SHORT TASK: Set the data down again, exactly as it reads, but without the pictures.
┌──
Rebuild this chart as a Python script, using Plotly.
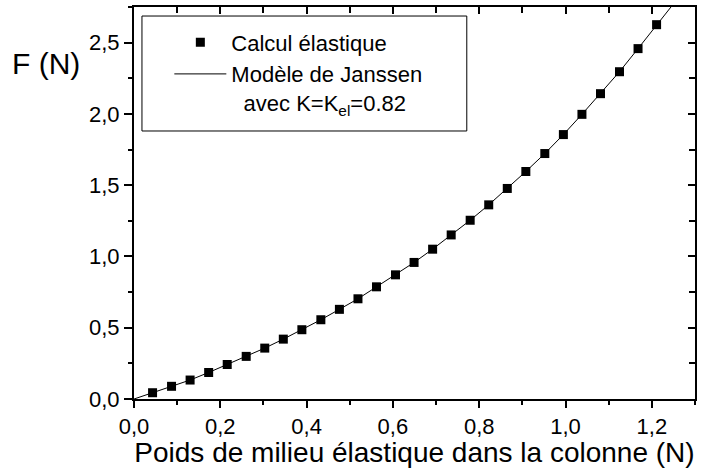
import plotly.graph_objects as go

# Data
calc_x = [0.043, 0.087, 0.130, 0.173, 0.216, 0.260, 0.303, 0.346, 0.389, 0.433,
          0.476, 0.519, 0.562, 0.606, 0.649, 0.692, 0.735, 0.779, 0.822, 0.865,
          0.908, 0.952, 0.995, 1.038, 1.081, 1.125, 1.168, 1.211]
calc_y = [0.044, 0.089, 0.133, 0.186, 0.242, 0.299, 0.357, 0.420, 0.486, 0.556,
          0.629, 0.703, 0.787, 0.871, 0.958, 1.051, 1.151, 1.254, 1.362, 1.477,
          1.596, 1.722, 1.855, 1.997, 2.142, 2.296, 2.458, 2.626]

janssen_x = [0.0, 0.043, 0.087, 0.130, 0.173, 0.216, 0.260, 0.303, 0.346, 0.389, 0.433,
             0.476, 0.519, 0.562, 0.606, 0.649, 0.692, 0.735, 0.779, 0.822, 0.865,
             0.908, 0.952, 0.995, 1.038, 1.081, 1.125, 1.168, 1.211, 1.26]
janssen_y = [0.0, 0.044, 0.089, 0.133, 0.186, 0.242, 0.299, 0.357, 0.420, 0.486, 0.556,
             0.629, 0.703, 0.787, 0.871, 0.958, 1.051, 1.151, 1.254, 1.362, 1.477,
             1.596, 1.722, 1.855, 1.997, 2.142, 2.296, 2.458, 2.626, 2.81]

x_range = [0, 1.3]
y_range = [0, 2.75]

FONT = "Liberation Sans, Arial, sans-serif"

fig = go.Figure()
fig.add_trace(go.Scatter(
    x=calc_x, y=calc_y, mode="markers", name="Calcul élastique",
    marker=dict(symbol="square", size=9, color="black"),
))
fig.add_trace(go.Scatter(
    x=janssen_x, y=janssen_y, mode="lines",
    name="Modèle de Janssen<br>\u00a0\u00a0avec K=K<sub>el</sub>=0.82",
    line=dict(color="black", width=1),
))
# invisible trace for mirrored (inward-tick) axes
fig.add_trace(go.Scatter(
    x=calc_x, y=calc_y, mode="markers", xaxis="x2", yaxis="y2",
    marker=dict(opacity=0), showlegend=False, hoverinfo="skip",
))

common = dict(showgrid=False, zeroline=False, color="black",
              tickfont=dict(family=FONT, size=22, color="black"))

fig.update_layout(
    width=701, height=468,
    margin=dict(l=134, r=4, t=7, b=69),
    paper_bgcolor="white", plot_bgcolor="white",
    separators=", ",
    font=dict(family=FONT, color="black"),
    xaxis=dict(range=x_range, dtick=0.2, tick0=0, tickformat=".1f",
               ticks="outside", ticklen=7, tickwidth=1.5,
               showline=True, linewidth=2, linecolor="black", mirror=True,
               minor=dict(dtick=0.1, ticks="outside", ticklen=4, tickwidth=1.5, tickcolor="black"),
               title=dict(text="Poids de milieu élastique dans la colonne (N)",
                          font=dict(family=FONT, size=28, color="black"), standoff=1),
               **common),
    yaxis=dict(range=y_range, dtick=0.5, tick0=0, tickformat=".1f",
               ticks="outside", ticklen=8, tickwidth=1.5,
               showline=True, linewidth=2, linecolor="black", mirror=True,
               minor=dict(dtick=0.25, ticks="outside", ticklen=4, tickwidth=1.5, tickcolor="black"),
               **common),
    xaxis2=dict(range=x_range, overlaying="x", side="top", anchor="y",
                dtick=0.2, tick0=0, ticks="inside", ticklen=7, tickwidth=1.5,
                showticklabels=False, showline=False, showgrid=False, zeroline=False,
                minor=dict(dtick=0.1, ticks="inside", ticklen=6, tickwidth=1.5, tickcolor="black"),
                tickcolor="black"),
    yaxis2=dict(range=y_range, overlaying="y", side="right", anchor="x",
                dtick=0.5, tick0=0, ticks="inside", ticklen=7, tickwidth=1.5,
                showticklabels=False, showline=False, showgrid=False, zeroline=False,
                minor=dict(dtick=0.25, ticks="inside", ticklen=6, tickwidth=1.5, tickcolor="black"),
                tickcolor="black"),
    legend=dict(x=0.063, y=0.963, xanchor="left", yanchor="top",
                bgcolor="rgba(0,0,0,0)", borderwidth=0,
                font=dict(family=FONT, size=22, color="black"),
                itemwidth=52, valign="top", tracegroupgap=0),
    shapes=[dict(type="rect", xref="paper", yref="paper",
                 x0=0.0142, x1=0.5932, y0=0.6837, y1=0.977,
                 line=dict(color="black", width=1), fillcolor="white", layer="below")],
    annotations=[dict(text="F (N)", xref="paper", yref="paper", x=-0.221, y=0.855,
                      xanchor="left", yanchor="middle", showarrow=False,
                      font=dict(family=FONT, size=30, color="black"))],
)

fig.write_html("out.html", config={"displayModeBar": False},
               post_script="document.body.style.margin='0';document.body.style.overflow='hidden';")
└──
TASK RESPONSE:
Rebuild this chart as a Python script, using Plotly.
import plotly.graph_objects as go

# Data
calc_x = [0.043, 0.087, 0.130, 0.173, 0.216, 0.260, 0.303, 0.346, 0.389, 0.433,
          0.476, 0.519, 0.562, 0.606, 0.649, 0.692, 0.735, 0.779, 0.822, 0.865,
          0.908, 0.952, 0.995, 1.038, 1.081, 1.125, 1.168, 1.211]
calc_y = [0.044, 0.089, 0.133, 0.186, 0.242, 0.299, 0.357, 0.420, 0.486, 0.556,
          0.629, 0.703, 0.787, 0.871, 0.958, 1.051, 1.151, 1.254, 1.362, 1.477,
          1.596, 1.722, 1.855, 1.997, 2.142, 2.296, 2.458, 2.626]

janssen_x = [0.0, 0.043, 0.087, 0.130, 0.173, 0.216, 0.260, 0.303, 0.346, 0.389, 0.433,
             0.476, 0.519, 0.562, 0.606, 0.649, 0.692, 0.735, 0.779, 0.822, 0.865,
             0.908, 0.952, 0.995, 1.038, 1.081, 1.125, 1.168, 1.211, 1.26]
janssen_y = [0.0, 0.044, 0.089, 0.133, 0.186, 0.242, 0.299, 0.357, 0.420, 0.486, 0.556,
             0.629, 0.703, 0.787, 0.871, 0.958, 1.051, 1.151, 1.254, 1.362, 1.477,
             1.596, 1.722, 1.855, 1.997, 2.142, 2.296, 2.458, 2.626, 2.81]

x_range = [0, 1.3]
y_range = [0, 2.75]

FONT = "Liberation Sans, Arial, sans-serif"

fig = go.Figure()
fig.add_trace(go.Scatter(
    x=calc_x, y=calc_y, mode="markers", name="Calcul élastique",
    marker=dict(symbol="square", size=9, color="black"),
))
fig.add_trace(go.Scatter(
    x=janssen_x, y=janssen_y, mode="lines",
    name="Modèle de Janssen<br>\u00a0\u00a0avec K=K<sub>el</sub>=0.82",
    line=dict(color="black", width=1),
))
# invisible trace for mirrored (inward-tick) axes
fig.add_trace(go.Scatter(
    x=calc_x, y=calc_y, mode="markers", xaxis="x2", yaxis="y2",
    marker=dict(opacity=0), showlegend=False, hoverinfo="skip",
))

common = dict(showgrid=False, zeroline=False, color="black",
              tickfont=dict(family=FONT, size=22, color="black"))

fig.update_layout(
    width=701, height=468,
    margin=dict(l=134, r=4, t=7, b=69),
    paper_bgcolor="white", plot_bgcolor="white",
    separators=", ",
    font=dict(family=FONT, color="black"),
    xaxis=dict(range=x_range, dtick=0.2, tick0=0, tickformat=".1f",
               ticks="outside", ticklen=7, tickwidth=1.5,
               showline=True, linewidth=2, linecolor="black", mirror=True,
               minor=dict(dtick=0.1, ticks="outside", ticklen=4, tickwidth=1.5, tickcolor="black"),
               title=dict(text="Poids de milieu élastique dans la colonne (N)",
                          font=dict(family=FONT, size=28, color="black"), standoff=1),
               **common),
    yaxis=dict(range=y_range, dtick=0.5, tick0=0, tickformat=".1f",
               ticks="outside", ticklen=8, tickwidth=1.5,
               showline=True, linewidth=2, linecolor="black", mirror=True,
               minor=dict(dtick=0.25, ticks="outside", ticklen=4, tickwidth=1.5, tickcolor="black"),
               **common),
    xaxis2=dict(range=x_range, overlaying="x", side="top", anchor="y",
                dtick=0.2, tick0=0, ticks="inside", ticklen=7, tickwidth=1.5,
                showticklabels=False, showline=False, showgrid=False, zeroline=False,
                minor=dict(dtick=0.1, ticks="inside", ticklen=6, tickwidth=1.5, tickcolor="black"),
                tickcolor="black"),
    yaxis2=dict(range=y_range, overlaying="y", side="right", anchor="x",
                dtick=0.5, tick0=0, ticks="inside", ticklen=7, tickwidth=1.5,
                showticklabels=False, showline=False, showgrid=False, zeroline=False,
                minor=dict(dtick=0.25, ticks="inside", ticklen=6, tickwidth=1.5, tickcolor="black"),
                tickcolor="black"),
    legend=dict(x=0.063, y=0.963, xanchor="left", yanchor="top",
                bgcolor="rgba(0,0,0,0)", borderwidth=0,
                font=dict(family=FONT, size=22, color="black"),
                itemwidth=52, valign="top", tracegroupgap=0),
    shapes=[dict(type="rect", xref="paper", yref="paper",
                 x0=0.0142, x1=0.5932, y0=0.6837, y1=0.977,
                 line=dict(color="black", width=1), fillcolor="white", layer="below")],
    annotations=[dict(text="F (N)", xref="paper", yref="paper", x=-0.221, y=0.855,
                      xanchor="left", yanchor="middle", showarrow=False,
                      font=dict(family=FONT, size=30, color="black"))],
)

fig.write_html("out.html", config={"displayModeBar": False},
               post_script="document.body.style.margin='0';document.body.style.overflow='hidden';")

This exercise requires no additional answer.